North American Highlights
North American insurers included risk monitoring and reporting (52%), risk appetite (38%), and risk limits and controls (37%) as their top improvement priorities, followed by economic capital calculation capability (36%). According to the survey, insurers have made good progress with their risk appetite statements; however, they indicated that significant work remains to make certain their companies’ risk appetite process is embedded in the business. Importantly, less than one-half (46%) of North American participants have an analytical framework in place to ensure that their top-down risk appetite statements align with bottom-up risk limits in the business.
“Many insurers are finding it difficult to operationalize their risk appetite statements. Consequently, companies are beginning to realize the importance of closely aligning their enterprise tolerances with strategic planning and key risk limits, and validating them through economic capital modeling,” said Simpson. “The environment is such that rating agencies are scrutinizing insurers’ risk appetite statements, particularly those that exhibit higher-than-expected earnings and capital volatility.”
Embedding Risk CultureRespondents agreed the development of a strong risk culture is pivotal for ERM’s success. Insurers in North America rated risk culture (82%) as the most important aspect of their ERM end-state vision, dominating all other factors.

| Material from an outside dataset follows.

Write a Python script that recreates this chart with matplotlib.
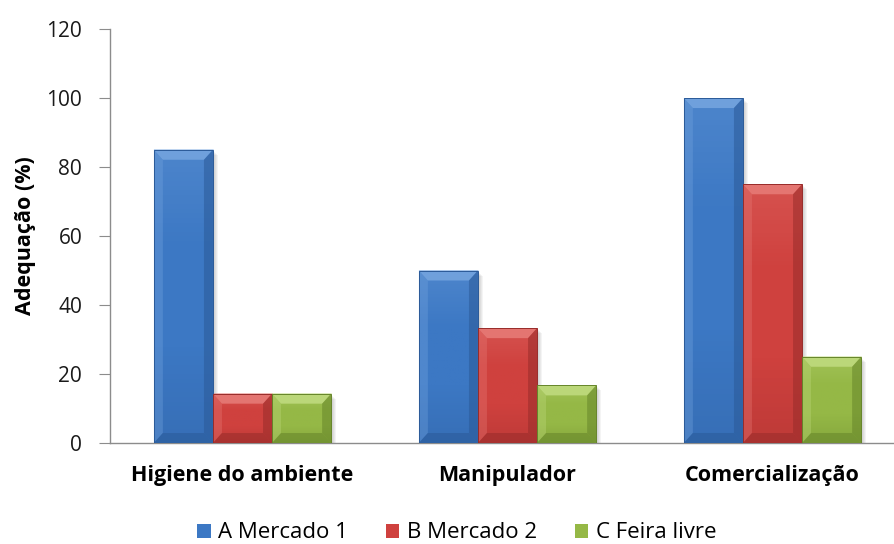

Engaging with senior management about aspects of building a robust risk culture has been well established by most insurers, while broader communication and education to foster a common understanding of risk management throughout the organization are top priorities in 2013. “Linking performance incentives for executives to risk management metrics remain a very powerful method to embed ERM in an organization’s culture,” said Scanlon. “However, our survey indicates little momentum on this front, with more insurers placing higher priority on further developing their ERM framework, and making greater use of economic capital and risk appetite in risk-based decisions before activating risk-based performance measures.”